I wish more men would come forward tbh. I think there's a mix of it being rarer combined with the patriarchal expectation of men in power and being dominant, that makes them less inclined to be open about issues. Terry Crews wasn't taken seriously in his harassment lawsuit because people see him as the stronger person. I think this is a very real problem too.
Yeah people don't take men seriously when they say they've been harassed, and there's this expectation that guys are always looking for sex and will always accept sexual advances from anyone. I mean, seeing those comments on articles about teachers having sex with their students, and people going " man I would've loved that"? That's messed up
I’ve actually been harassed on several occasions. Once while working a government job my supervisor kissed me. It was totally unexpected and really forceful. I told her it wasn’t cool and she backed off immediately. In retrospect, I wish I had reported it. Things got really awkward and made for a tense work environment. I eventually left because I just couldn’t deal with the overall culture and tense working environment.
Decent (maybe good) looking guy here. I have been groped a couple of times, and once kissed on the cheek out of the blue.
The groping was done by fat girls (it is always the fat ones that get aggressive when they get drunk), while the kiss out of the blue was done by a hot one. I new she was dating somebody at the time and didn’t pursue it, while as for the groping by the chubby girls, I ignored it and moved on.
There was always alcohol involved when that happen. Girls didn’t persist so the next day just acted as nothing happened.
Also I have been stalked by the occasional female coworker and hit on by gay dudes.
We are all humans, and these things are bound to happen when a bunch of young people work together. The point is to take control of the situation and not let it go out of control and have good boundaries. Most good looking guys experience these things, but a good looking girl will experience these things 5x more.
So, if you asked you guys don’t have #metoo stories, I bet most (good looking) guys have a couple of minor incidents , but they are not grave and guys just shake it up and move on with their life’s instead of going into Twitter and moan about it to gain some internet karma/sympathy points.
Ah, Also I have been asked out by a female VC (when raising money). Weirded me out a bit at the beginning, but just moved on. She was polite about it and did it after saying “no” to the startup. Also I don’t believe the “VCs have power over you” mantra spouted by some feminists. They do only if you have nothing of value to offer in your startup. If a VC is acting shady, stop dealing with them and move to the next one. But from my experience a lot of female founders use their sexuality to the max to get their foot on the door and gain any advantage they can, and contribute to the shady environment indirectly.
(Ps I have a gay friend that is a partner at a firm. He has seen some of this behavior first hand, which obviously doesn’t work on him).
F it, here goes. I have been in severely unwanted situations at least twice..

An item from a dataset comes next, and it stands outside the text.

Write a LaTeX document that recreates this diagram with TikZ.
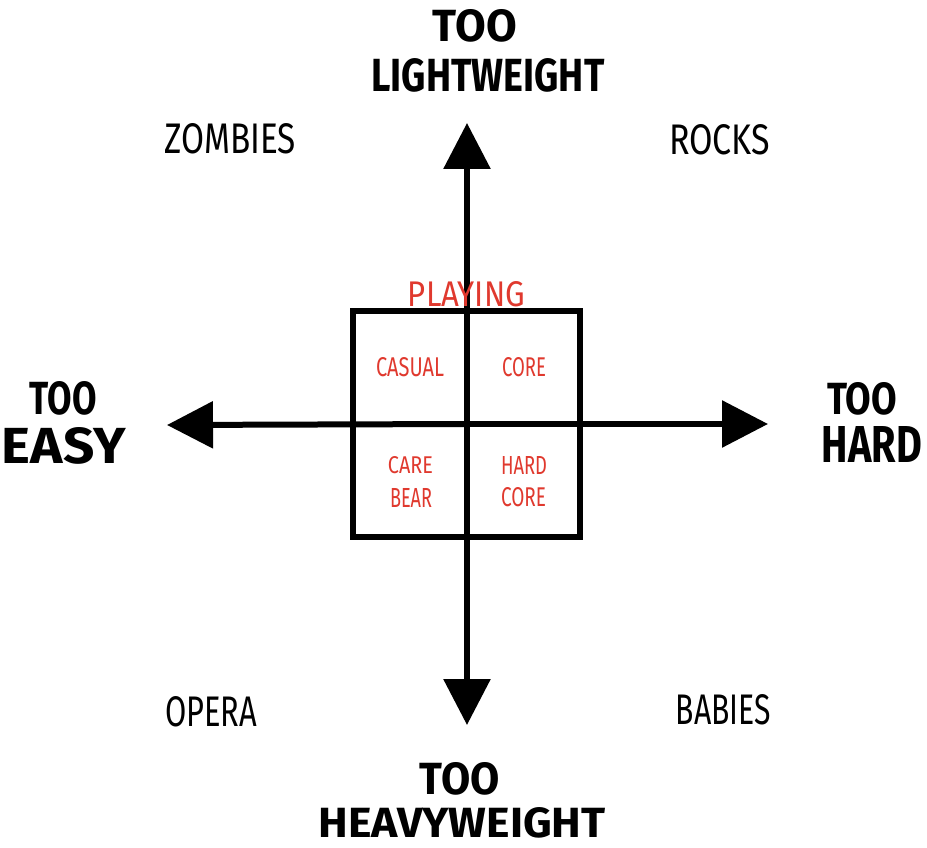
\documentclass[tikz,border=0pt]{standalone}
\usepackage{fontspec}
\setmainfont{Fira Sans}
\usetikzlibrary{arrows.meta}
\definecolor{labred}{HTML}{E0392E}
\newcommand{\fitbox}[3]{\resizebox{#1pt}{#2pt}{#3}}
\begin{document}
\begin{tikzpicture}[x=1pt,y=-1pt,
  lbl/.style={inner sep=0pt,anchor=center},
  axis/.style={line width=6pt,-{Triangle[width=46pt,length=46pt]}},
  boxline/.style={line width=6.5pt}]
\useasboundingbox[fill=white] (0,0) rectangle (927,848);
% axes
\coordinate (c) at (467,424);
\coordinate (top) at (467,123);
\coordinate (bot) at (467,725);
\coordinate (lft) at (167,425);
\coordinate (rgt) at (768,424);
\draw[axis] (c) -- (top);
\draw[axis] (c) -- (bot);
\draw[axis] (c) -- (lft);
\draw[axis] (c) -- (rgt);
% box
\coordinate (b1) at (353,311);
\coordinate (b2) at (580,537);
\draw[boxline] (b1) rectangle (b2);
% headings
\node[lbl] (t1) at (475,26) {\fitbox{84}{32}{\bfseries TOO}};
\node[lbl] (t2) at (488,75) {\fitbox{233}{33}{\bfseries LIGHTWEIGHT}};
\node[lbl] (e1) at (63,398) {\fitbox{67}{33}{\bfseries TOO}};
\node[lbl] (e2) at (64,446) {\fitbox{124}{36}{\bfseries EASY}};
\node[lbl] (h1) at (862,399) {\fitbox{70}{32}{\bfseries TOO}};
\node[lbl] (h2) at (872,444) {\fitbox{100}{36}{\bfseries HARD}};
\node[lbl] (w1) at (460,779) {\fitbox{80}{32}{\bfseries TOO}};
\node[lbl] (w2) at (462,823) {\fitbox{287}{30}{\bfseries HEAVYWEIGHT}};
% corner labels
\node[lbl] (zom) at (230.5,139) {\fitbox{131}{30}{ZOMBIES}};
\node[lbl] (roc) at (719.5,140) {\fitbox{101}{30}{ROCKS}};
\node[lbl] (ope) at (211,712) {\fitbox{92}{30}{OPERA}};
\node[lbl] (bab) at (723.5,710) {\fitbox{95}{30}{BABIES}};
% inner labels
\node[lbl,text=labred] (pla) at (466.5,294.5) {\fitbox{117}{25}{PLAYING}};
\node[lbl,text=labred] (cas) at (410,367.5) {\fitbox{68}{19}{CASUAL}};
\node[lbl,text=labred] (cor) at (524,367.5) {\fitbox{44}{19}{CORE}};
\node[lbl,text=labred] (car) at (410.5,465.5) {\fitbox{45}{17}{CARE}};
\node[lbl,text=labred] (bea) at (411,497.5) {\fitbox{42}{19}{BEAR}};
\node[lbl,text=labred] (har) at (524,465.5) {\fitbox{46}{18}{HARD}};
\node[lbl,text=labred] (co2) at (523.5,497.5) {\fitbox{45}{19}{CORE}};
\end{tikzpicture}
\end{document}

In University I had just met a girl in the bus and when she was leaving she asked me to walk her home: "are you not a gentleman". I walked her home she called me in. I went in because I was eager to make friends. A little while later she began kissing me. I didn't stop it because the thought in my head was "you're not gay, just do it". She dragged me up the stairs. I tried to stop her but then gave in a little. She took 5 seconds to take everything of mine and her off and got on top. That was the moment I realized I did not want to be there. I needed to get the hell out. I asked her to stop. When she didn't listen I had to pick her up and put her aside. She was fighting me to get on to the point where I had to slam her in the wall next to the bed a little to get her to stop scratching and begging me to get on. Got my clothes and ran the hell out.
Then in Europe I was staying in a hostel. I was with my brother and we were sharing a room with two Romanian girls. They and our third guy roommate asked to go to dinner and we agreed. I got dinner done earlier since it was the first day of masters school for me the next day. I told them I'm going back to the hostel when one of the girls said she'll come back with me. I didn't think anything of it. When we got back she's says "what do you want to do?". I say "need to get to bed have school in the morning". She says ok, we both go to our own beds. 10 minutes later I feel someone get in bed. I thought my brother had gotten back since we were sharing the one big bed in the room. I feel breathing down my neck and she says "I can't sleep". I realize she's in her underwear. I honestly froze. I didn't know what to say. I didn't know how to get out of a situation where on the one hand I'd be ridiculed as the sissy who said no to a girl or on the other if I "overreacted" by saying leave, I didn't know what would happen. I just kept saying over and over that I need to sleep and I can't help her sleep. She left after a bit, but I just felt violated. I know it's a "sissy" thing to say, but that's why guys don't come out with this stuff. Had I done any of this to a woman, I'd be in jail. If I tell these stories to anyone as serious incidents that scarred me, they'd laugh.
Seem serious but at the same time at those moments you were thinking more about what other people will think instead of getting out of a situation you were uncomfortable in. You should be thinking about yourself and only yourself.